_DIRECTIONS FOR THIS TASK:_
Can you transcribe the data exactly? Leave the pictures out.
● ● ● ● ● ● ●
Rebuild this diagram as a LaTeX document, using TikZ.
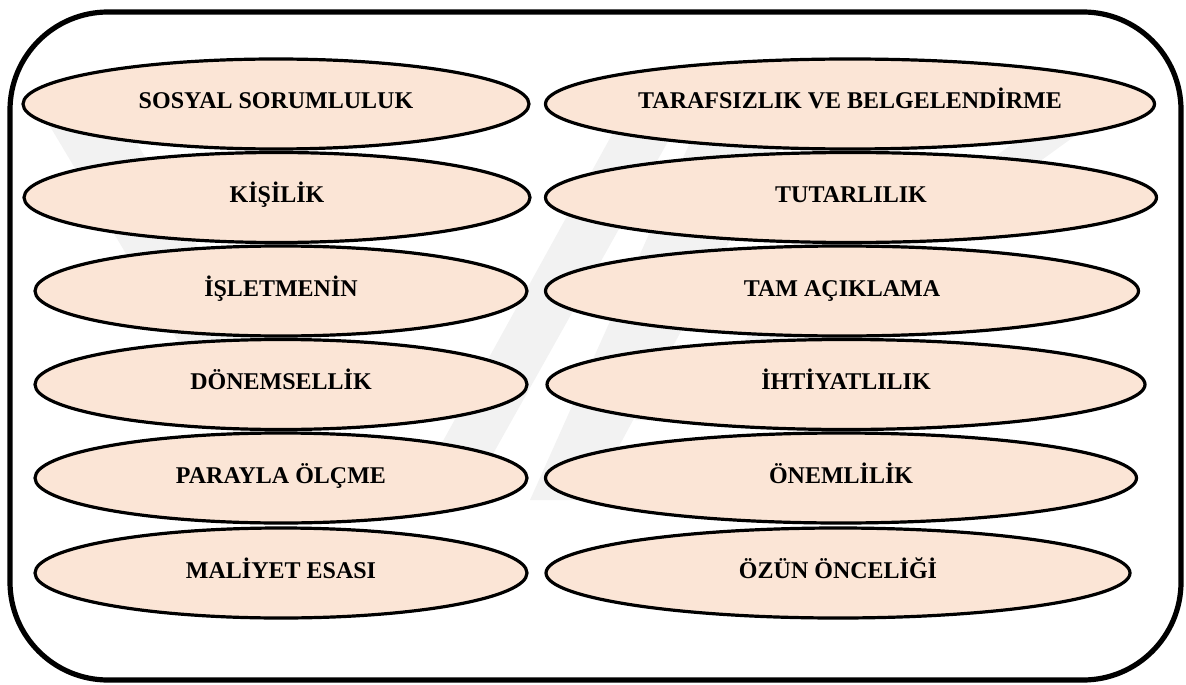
\documentclass[tikz,border=0pt]{standalone}
\usepackage{fontspec}
\setmainfont{Liberation Serif}
\usepackage{tikz}
\usetikzlibrary{shapes.geometric,positioning}
\definecolor{peach}{HTML}{FBE5D6}

\begin{document}
\begin{tikzpicture}[x=0.5pt,y=-0.5pt,
ovalnode/.style={ellipse, draw=black, fill=peach, line width=1.6pt, inner sep=0pt, minimum height=45pt, text height=8pt, text depth=3pt, font=\fontsize{12pt}{14pt}\selectfont\bfseries},
framebox/.style={draw=black, line width=2.6pt, rounded corners=49pt},
wmark/.style={fill=black!5},
]
\useasboundingbox (0,0) rectangle (1186,684);
%Watermark
\fill[wmark] (45,118) -- (122,118) -- (330,470) -- (255,470) -- cycle;
\fill[wmark] (427,470) -- (484,470) -- (680,120) -- (620,120) -- cycle;
\fill[wmark] (530,500) -- (590,500) -- (795,120) -- (700,120) -- cycle;
\fill[wmark] (635,420) -- (682,420) -- (1097,120) -- (1045,120) -- cycle;
%Frame
\draw[framebox] (10,12) rectangle (1181,680);
%Left column
\node[ovalnode, minimum width=253pt] (sosyal) at (276,104) {SOSYAL SORUMLULUK};
\node[ovalnode, minimum width=253pt] (kisilik) at (277,197.5) {KİŞİLİK};
\node[ovalnode, minimum width=246pt] (isletme) at (281,291) {İŞLETMENİN};
\node[ovalnode, minimum width=246pt] (donem) at (281,384.5) {DÖNEMSELLİK};
\node[ovalnode, minimum width=246pt] (para) at (281,478) {PARAYLA ÖLÇME};
\node[ovalnode, minimum width=246pt] (maliyet) at (281,573) {MALİYET ESASI};
%Right column
\node[ovalnode, minimum width=304.5pt] (taraf) at (850,104) {TARAFSIZLIK VE BELGELENDİRME};
\node[ovalnode, minimum width=305.5pt] (tutarli) at (851,197.5) {TUTARLILIK};
\node[ovalnode, minimum width=296.5pt] (aciklama) at (842,291) {TAM AÇIKLAMA};
\node[ovalnode, minimum width=299pt] (ihtiyat) at (846,384.5) {İHTİYATLILIK};
\node[ovalnode, minimum width=295.5pt] (onemli) at (841,478) {ÖNEMLİLİK};
\node[ovalnode, minimum width=292pt] (ozun) at (838,573) {ÖZÜN ÖNCELİĞİ};
\end{tikzpicture}
\end{document}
● ● ● ● ● ● ●
_EXERCISE RESPONSE:_
Rebuild this diagram as a LaTeX document, using TikZ.
\documentclass[tikz,border=0pt]{standalone}
\usepackage{fontspec}
\setmainfont{Liberation Serif}
\usepackage{tikz}
\usetikzlibrary{shapes.geometric,positioning}
\definecolor{peach}{HTML}{FBE5D6}

\begin{document}
\begin{tikzpicture}[x=0.5pt,y=-0.5pt,
ovalnode/.style={ellipse, draw=black, fill=peach, line width=1.6pt, inner sep=0pt, minimum height=45pt, text height=8pt, text depth=3pt, font=\fontsize{12pt}{14pt}\selectfont\bfseries},
framebox/.style={draw=black, line width=2.6pt, rounded corners=49pt},
wmark/.style={fill=black!5},
]
\useasboundingbox (0,0) rectangle (1186,684);
%Watermark
\fill[wmark] (45,118) -- (122,118) -- (330,470) -- (255,470) -- cycle;
\fill[wmark] (427,470) -- (484,470) -- (680,120) -- (620,120) -- cycle;
\fill[wmark] (530,500) -- (590,500) -- (795,120) -- (700,120) -- cycle;
\fill[wmark] (635,420) -- (682,420) -- (1097,120) -- (1045,120) -- cycle;
%Frame
\draw[framebox] (10,12) rectangle (1181,680);
%Left column
\node[ovalnode, minimum width=253pt] (sosyal) at (276,104) {SOSYAL SORUMLULUK};
\node[ovalnode, minimum width=253pt] (kisilik) at (277,197.5) {KİŞİLİK};
\node[ovalnode, minimum width=246pt] (isletme) at (281,291) {İŞLETMENİN};
\node[ovalnode, minimum width=246pt] (donem) at (281,384.5) {DÖNEMSELLİK};
\node[ovalnode, minimum width=246pt] (para) at (281,478) {PARAYLA ÖLÇME};
\node[ovalnode, minimum width=246pt] (maliyet) at (281,573) {MALİYET ESASI};
%Right column
\node[ovalnode, minimum width=304.5pt] (taraf) at (850,104) {TARAFSIZLIK VE BELGELENDİRME};
\node[ovalnode, minimum width=305.5pt] (tutarli) at (851,197.5) {TUTARLILIK};
\node[ovalnode, minimum width=296.5pt] (aciklama) at (842,291) {TAM AÇIKLAMA};
\node[ovalnode, minimum width=299pt] (ihtiyat) at (846,384.5) {İHTİYATLILIK};
\node[ovalnode, minimum width=295.5pt] (onemli) at (841,478) {ÖNEMLİLİK};
\node[ovalnode, minimum width=292pt] (ozun) at (838,573) {ÖZÜN ÖNCELİĞİ};
\end{tikzpicture}
\end{document}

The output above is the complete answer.